The system is deceptively simple: coaches enter numeric codes on a keypad, which instantly appear as clear instructions on players’ wrist-worn devices. What once took hand gestures, charts, and guesswork now happens in under a second.

The devices are used by college baseball powers like Oregon State, Florida State, Virginia, and where it all began at James Madison — but the school using the system that means the most to Kevin is Marshall.

For Kevin, the journey back to his alma mater has been particularly rewarding. The Thundering Herd baseball team using Game Day Signals represents a true full-circle moment — that connects his academic foundation with his entrepreneurial success.

“Couldn’t be any cooler,” Kevin says with a smile. “To see Marshall using this technology, the same place that gave me the tools to start my career, that means a lot.”

To see Marshall using this technology, the same place that gave me the tools to start my career, that means a lot.. - Kevin Malay

Game Day Signals continues to evolve with new features, mobile integration and expanded markets. While professional baseball remains a possibility, Kevin sees the biggest impact at the college, high school and travel levels, where adoption continues to grow.

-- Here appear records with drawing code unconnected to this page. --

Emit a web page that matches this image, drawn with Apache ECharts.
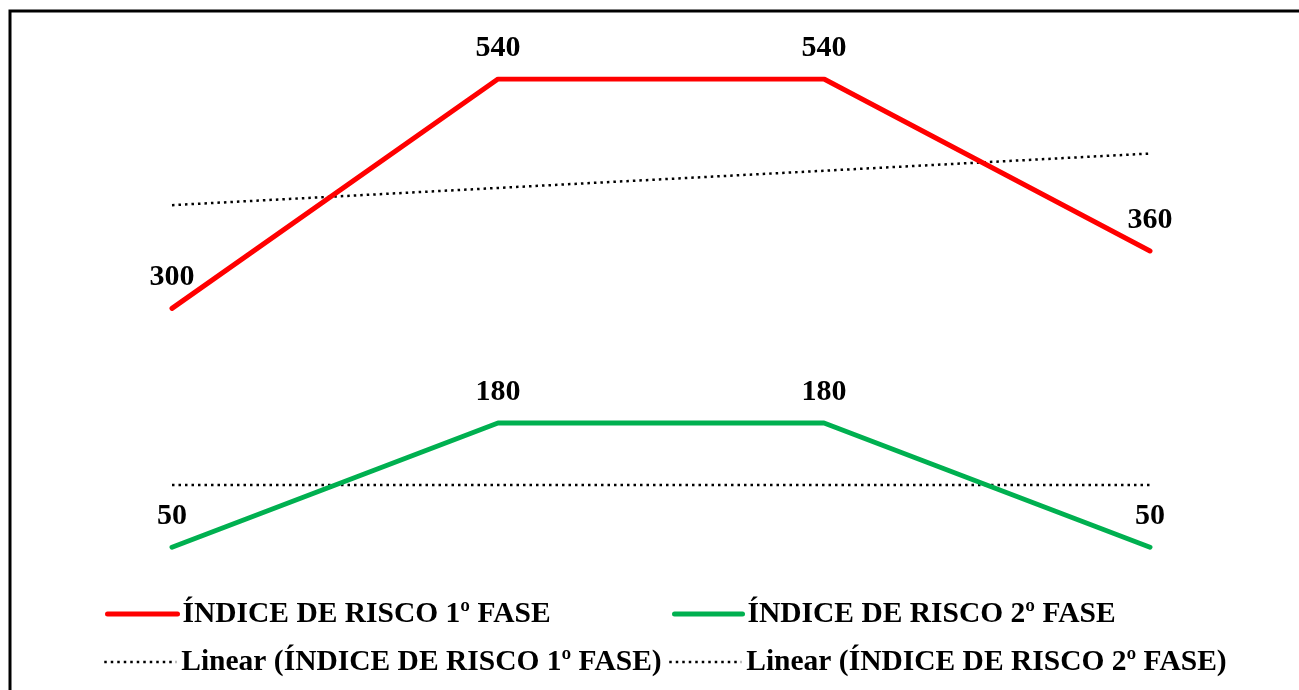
<!DOCTYPE html>
<html>
<head>
<meta charset="utf-8">
<script src="https://cdn.jsdelivr.net/npm/echarts@6/dist/echarts.min.js"></script>
<style>
  html, body { margin: 0; padding: 0; background: #fff; }
  #chart { width: 1299px; height: 690px; }
</style>
</head>
<body>
<div id="chart"></div>
<script>
// categorias (eixo oculto)
const categories = ['1', '2', '3', '4']
// valores
const fase1 = [300, 540, 540, 360]
const fase2 = [50, 180, 180, 50]
// linhas de tendência: pontas
const linear1 = [408, null, null, 462]
const linear2 = [115, null, null, 115]

const names = [
  'ÍNDICE DE RISCO 1º FASE',
  'ÍNDICE DE RISCO 2º FASE',
  'Linear (ÍNDICE DE RISCO 1º FASE)',
  'Linear (ÍNDICE DE RISCO 2º FASE)'
]

const font = 'Liberation Serif, Times New Roman, serif'

const chart = echarts.init(document.getElementById('chart'))

// uma legenda por item, posicionadas como no original
function legendAt(name, left, top, width, lineStyle) {
  return {
    data: [name],
    left: left,
    top: top,
    itemWidth: width,
    itemHeight: 14,
    padding: 0,
    selectedMode: false,
    itemStyle: { opacity: 0 },
    lineStyle: lineStyle,
    textStyle: {
      fontFamily: font,
      fontWeight: 'bold',
      fontSize: 29.5,
      color: '#000'
    }
  }
}

const labelStyle = {
  show: true,
  position: 'top',
  distance: 15,
  fontFamily: font,
  fontWeight: 'bold',
  fontSize: 30,
  color: '#000'
}

const solidLeg = { width: 5, cap: 'round' }
const dotLeg = { width: 2.5, type: [2.5, 4] }

const option = {
  backgroundColor: '#fff',
  animation: false,
  graphic: [{
    type: 'rect',
    shape: { x: 10, y: 11, width: 1320, height: 720 },
    style: { fill: 'none', stroke: '#000', lineWidth: 3 },
    silent: true
  }],
  legend: [
    legendAt(names[0], 105, 599, 70, solidLeg),
    legendAt(names[1], 672, 599, 68, solidLeg),
    legendAt(names[2], 103, 647, 72, dotLeg),
    legendAt(names[3], 668, 647, 72, dotLeg)
  ],
  grid: { left: 172, right: 149, top: 79, bottom: 95 },
  xAxis: {
    type: 'category',
    data: categories,
    boundaryGap: false,
    show: false
  },
  yAxis: {
    type: 'value',
    min: 0,
    max: 540,
    show: false
  },
  series: [
    {
      name: names[0],
      type: 'line',
      data: fase1,
      symbol: 'circle',
      symbolSize: 2,
      itemStyle: { color: '#ff0000' },
      lineStyle: { color: '#ff0000', width: 5, cap: 'round', join: 'round' },
      label: labelStyle,
      z: 3
    },
    {
      name: names[1],
      type: 'line',
      data: fase2,
      symbol: 'circle',
      symbolSize: 2,
      itemStyle: { color: '#00b050' },
      lineStyle: { color: '#00b050', width: 5, cap: 'round', join: 'round' },
      label: labelStyle,
      z: 3
    },
    {
      name: names[2],
      type: 'line',
      data: linear1,
      connectNulls: true,
      symbol: 'none',
      itemStyle: { color: '#000' },
      lineStyle: { color: '#000', width: 2.5, type: [2.5, 4] },
      z: 2
    },
    {
      name: names[3],
      type: 'line',
      data: linear2,
      connectNulls: true,
      symbol: 'none',
      itemStyle: { color: '#000' },
      lineStyle: { color: '#000', width: 2.5, type: [2.5, 4] },
      z: 2
    }
  ]
}

chart.setOption(option)
</script>
</body>
</html>
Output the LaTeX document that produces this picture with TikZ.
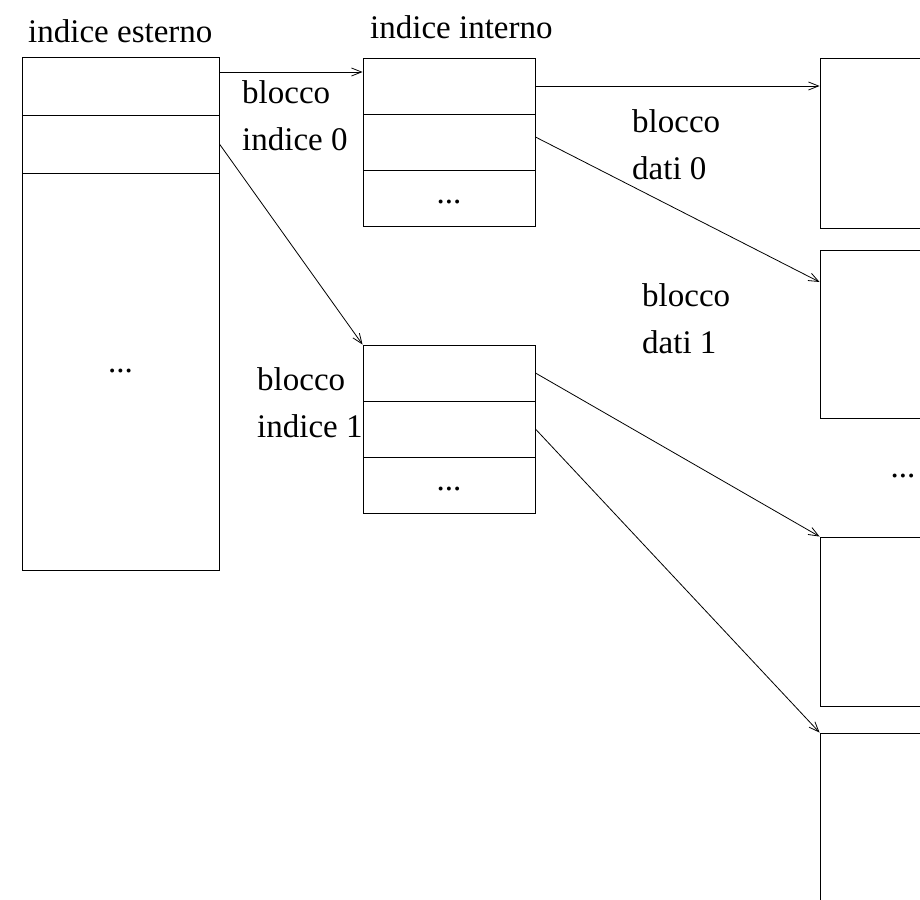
\documentclass[tikz,border=0pt]{standalone}
\usepackage{fontspec}
\setmainfont{Liberation Serif}
\usetikzlibrary{arrows.meta}
\begin{document}
\begin{tikzpicture}[x=1pt,y=-1pt,>={Straight Barb[length=10pt,width=8pt]},
  cell/.style={draw,line width=0.9pt,inner sep=0pt,minimum width=#1},
  lab/.style={align=left,inner sep=0pt,anchor=base west,font=\fontsize{33}{47}\selectfont},
  arr/.style={->,line width=0.8pt}]
\useasboundingbox (0,0) rectangle (920,899);
\clip (0,0) rectangle (920,899);
%indice esterno
\node[cell=197pt,minimum height=58pt] (est0) at (120.5,86) {};
\node[cell=197pt,minimum height=58pt] (est1) at (120.5,144) {};
\node[cell=197pt,minimum height=397pt,font=\fontsize{33}{40}\selectfont] (est2) at (120.5,371.5) {...};
%indice interno, blocchi 0 e 1
\foreach \blk/\top in {0/58,1/345}
  {
  \node[cell=172pt,minimum height=56pt] (int\blk a) at (449,\top+28) {};
  \node[cell=172pt,minimum height=56pt] (int\blk b) at (449,\top+84) {};
  \node[cell=172pt,minimum height=56pt,font=\fontsize{33}{40}\selectfont] (int\blk c) at (449,\top+140) {\raisebox{-5pt}[0pt][0pt]{...}};
  }
%blocchi dati
\node[cell=200pt,minimum height=170pt] (dat0) at (920,143) {};
\node[cell=200pt,minimum height=168pt] (dat1) at (920,334) {};
\node[cell=200pt,minimum height=169pt] (dat2) at (920,621.5) {};
\node[cell=200pt,minimum height=300pt] (dat3) at (920,883) {};
\node[inner sep=0pt,font=\fontsize{33}{40}\selectfont] (altri) at (903,476) {...};
%etichette
\node[lab] (tEst) at (28,42) {indice esterno};
\node[lab] (tInt) at (370,38) {indice interno};
\node[lab] (lInd0) at (242,150) {blocco\\indice 0};
\node[lab] (lInd1) at (257,437) {blocco\\indice 1};
\node[lab] (lDat0) at (632,179) {blocco\\dati 0};
\node[lab] (lDat1) at (642,353) {blocco\\dati 1};
%puntatori
\draw[arr] ([yshift=14pt]est0.east) -- ([yshift=14pt]int0a.west);
\draw[arr] (est1.east) -- (int1a.north west);
\draw[arr] (int0a.east) -- (dat0.west |- int0a.east);
\draw[arr] ([yshift=5pt]int0b.east) -- ([yshift=52pt]dat1.west);
\draw[arr] (int1a.east) -- (dat2.north west);
\draw[arr] (int1b.east) -- (dat3.north west);
\end{tikzpicture}
\end{document}
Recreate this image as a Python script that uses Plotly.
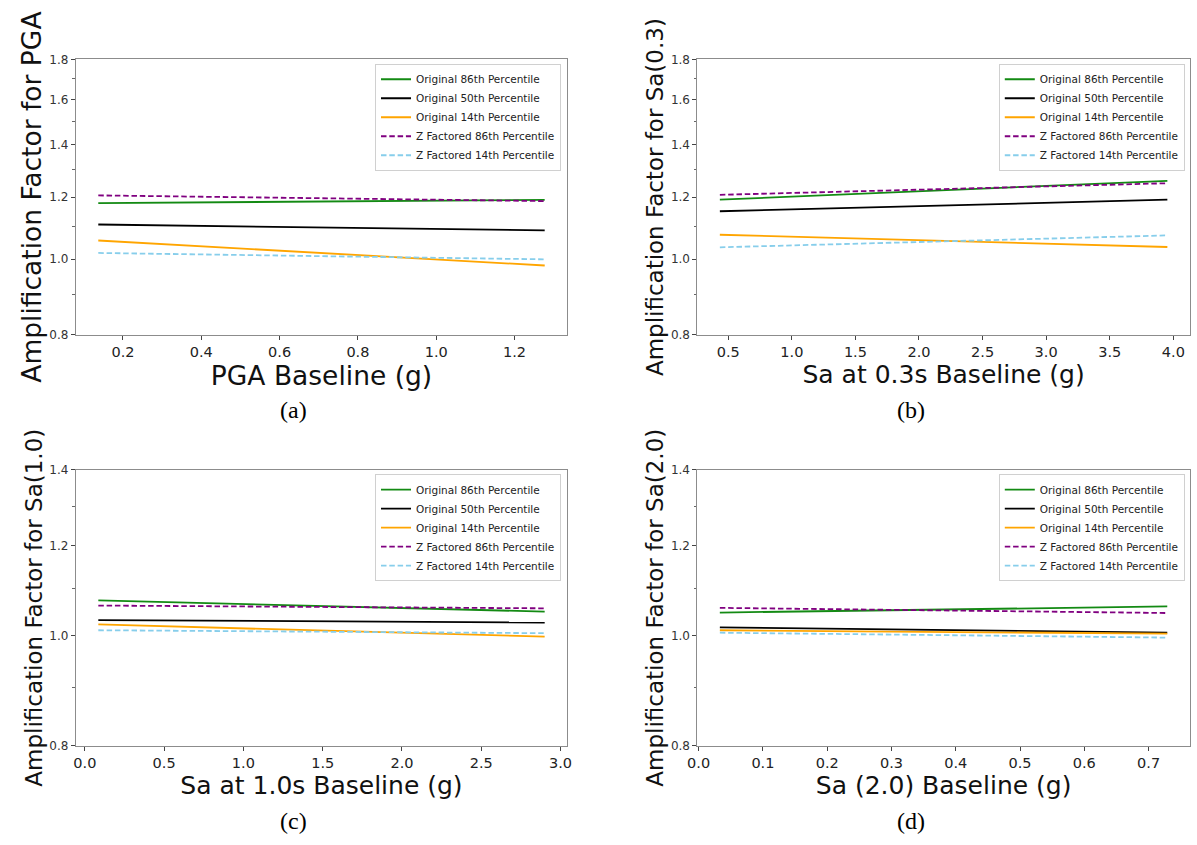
import math
import plotly.graph_objects as go

# ---------------- data ----------------
series_names = [
    "Original 86th Percentile",
    "Original 50th Percentile",
    "Original 14th Percentile",
    "Z Factored 86th Percentile",
    "Z Factored 14th Percentile",
]

pga_x = [0.137, 1.277]
pga_orig86 = [1.179, 1.190]
pga_orig50 = [1.107, 1.088]
pga_orig14 = [1.056, 0.981]
pga_z86 = [1.206, 1.186]
pga_z14 = [1.018, 0.999]

sa03_x = [0.434, 3.953]
sa03_orig86 = [1.191, 1.259]
sa03_orig50 = [1.151, 1.191]
sa03_orig14 = [1.074, 1.036]
sa03_z86 = [1.208, 1.250]
sa03_z14 = [1.035, 1.072]

sa10_x = [0.085, 2.90]
sa10_orig86 = [1.074, 1.050]
sa10_orig50 = [1.032, 1.027]
sa10_orig14 = [1.023, 0.998]
sa10_z86 = [1.063, 1.057]
sa10_z14 = [1.011, 1.005]

sa20_x = [0.033, 0.729]
sa20_orig86 = [1.048, 1.061]
sa20_orig50 = [1.017, 1.006]
sa20_orig14 = [1.011, 1.004]
sa20_z86 = [1.058, 1.047]
sa20_z14 = [1.006, 0.996]

x_titles = ["PGA Baseline (g)", "Sa at 0.3s Baseline (g)", "Sa at 1.0s Baseline (g)", "Sa (2.0) Baseline (g)"]
y_titles = ["Amplification Factor for PGA", "Amplification Factor for Sa(0.3)",
            "Amplification Factor for Sa(1.0)", "Amplification Factor for Sa(2.0)"]
panel_labels = ["(a)", "(b)", "(c)", "(d)"]

y_ticks_top = [0.8, 1.0, 1.2, 1.4, 1.6, 1.8]
y_minor_top = [0.9, 1.1, 1.3, 1.5, 1.7]
y_ticks_bot = [0.8, 1.0, 1.2, 1.4]
y_minor_bot = [0.9, 1.1, 1.3]

# ---------------- styling ----------------
line_styles = [
    dict(color="#138a13", width=1.8, dash="solid"),
    dict(color="#000000", width=1.8, dash="solid"),
    dict(color="#ffa500", width=1.8, dash="solid"),
    dict(color="#800080", width=1.8, dash="5.5px,2.8px"),
    dict(color="#87ceeb", width=1.8, dash="5.5px,2.8px"),
]

W, H = 1197, 845
panels = [
    dict(x=pga_x, ys=[pga_orig86, pga_orig50, pga_orig14, pga_z86, pga_z14],
         px=(66.8, 564.1), py=(53.3, 333.3), xr=[0.08, 1.334], dtick=0.2, tick0=0.2,
         yr=(0.8, 1.8), yt=y_ticks_top, ym=y_minor_top, xts=26.5, yts=26.5,
         leg=(558, 57.7), lab=(287, 410)),
    dict(x=sa03_x, ys=[sa03_orig86, sa03_orig50, sa03_orig14, sa03_z86, sa03_z14],
         px=(696.2, 1194.7), py=(53.3, 333.3), xr=[0.258, 4.129], dtick=0.5, tick0=0.5,
         yr=(0.8, 1.8), yt=y_ticks_top, ym=y_minor_top, xts=25, yts=23,
         leg=(1189.7, 57.7), lab=(912, 410)),
    dict(x=sa10_x, ys=[sa10_orig86, sa10_orig50, sa10_orig14, sa10_z86, sa10_z14],
         px=(66.8, 564.1), py=(470.7, 751.0), xr=[-0.056, 3.041], dtick=0.5, tick0=0.0,
         yr=(0.8, 1.4), yt=y_ticks_bot, ym=y_minor_bot, xts=25, yts=23,
         leg=(558, 475), lab=(287, 828)),
    dict(x=sa20_x, ys=[sa20_orig86, sa20_orig50, sa20_orig14, sa20_z86, sa20_z14],
         px=(696.2, 1194.7), py=(470.7, 751.0), xr=[-0.0018, 0.764], dtick=0.1, tick0=0.0,
         yr=(0.8, 1.4), yt=y_ticks_bot, ym=y_minor_bot, xts=25, yts=23,
         leg=(1189.7, 475), lab=(912, 828)),
]

fig = go.Figure()
layout = dict(
    width=W, height=H,
    margin=dict(l=0, r=0, t=0, b=0),
    paper_bgcolor="white", plot_bgcolor="white",
    font=dict(family="DejaVu Sans", color="#111"),
    showlegend=True,
    annotations=[],
)

for i, p in enumerate(panels):
    k = "" if i == 0 else str(i + 1)
    legname = "legend" + k
    for name, yv, st in zip(series_names, p["ys"], line_styles):
        fig.add_trace(go.Scatter(
            x=p["x"], y=yv, mode="lines", name=name, line=st,
            xaxis="x" + k, yaxis="y" + k, legend=legname,
        ))
    layout["xaxis" + k] = dict(
        domain=[p["px"][0] / W, p["px"][1] / W],
        anchor="y" + k,
        range=p["xr"],
        tickmode="linear", tick0=p["tick0"], dtick=p["dtick"], tickformat=".1f",
        ticks="outside", ticklen=4, tickwidth=1, tickcolor="#444",
        showline=True, linecolor="#8c8c8c", linewidth=1.2, mirror=True,
        showgrid=False, zeroline=False,
        tickfont=dict(size=14.5, color="#222"),
        title=dict(text=x_titles[i], font=dict(size=p["xts"], color="#111"), standoff=1),
    )
    layout["yaxis" + k] = dict(
        domain=[1 - p["py"][1] / H, 1 - p["py"][0] / H],
        anchor="x" + k,
        type="log",
        range=[math.log10(p["yr"][0]), math.log10(p["yr"][1])],
        tickmode="array", tickvals=p["yt"], ticktext=["%.1f" % v for v in p["yt"]],
        ticks="outside", ticklen=4, tickwidth=1, tickcolor="#444",
        minor=dict(tickmode="array", tickvals=p["ym"], ticks="outside", ticklen=2.5,
                   tickcolor="#666", showgrid=False),
        showline=True, linecolor="#8c8c8c", linewidth=1.2, mirror=True,
        showgrid=False, zeroline=False,
        tickfont=dict(size=12, color="#333"),
        title=dict(text=y_titles[i], font=dict(size=p["yts"], color="#111"), standoff=0),
    )
    layout[legname] = dict(
        x=p["leg"][0] / W, y=1 - p["leg"][1] / H, xref="paper", yref="paper",
        xanchor="right", yanchor="top",
        bgcolor="rgba(255,255,255,0.85)", bordercolor="#d0d0d0", borderwidth=1,
        font=dict(size=10.5, color="#222", family="DejaVu Sans"),
        tracegroupgap=0,
    )
    layout["annotations"].append(dict(
        text=panel_labels[i], x=p["lab"][0] / W, y=1 - p["lab"][1] / H,
        xref="paper", yref="paper", xanchor="center", yanchor="middle",
        showarrow=False, font=dict(family="Liberation Serif", size=24, color="#000"),
    ))

fig.update_layout(**layout)
fig.write_html("out.html")
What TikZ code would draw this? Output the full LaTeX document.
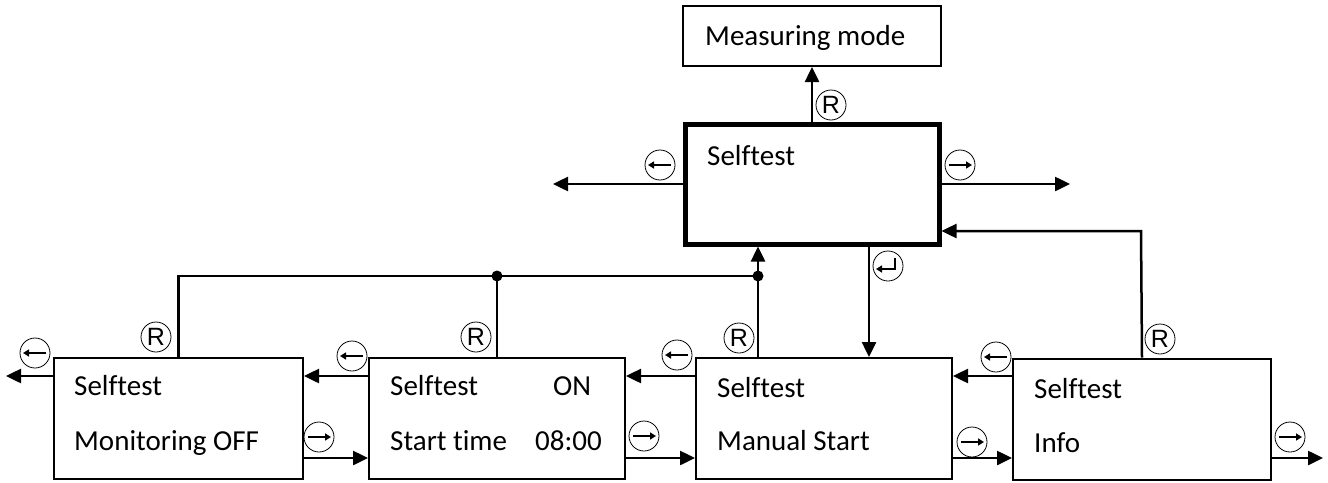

Through it all, Marshall remains central to his story.

“A degree doesn’t just teach you a subject,” he says. “It opens doors. Sometimes those doors lead you exactly where you expect, and sometimes, like in my case, they lead you somewhere you never imagined.”

For Kevin, that unexpected path has led to mornings filled with conversations with college baseball coaches, afternoons tinkering with new software features and the satisfaction of knowing he helped change the way the game is played.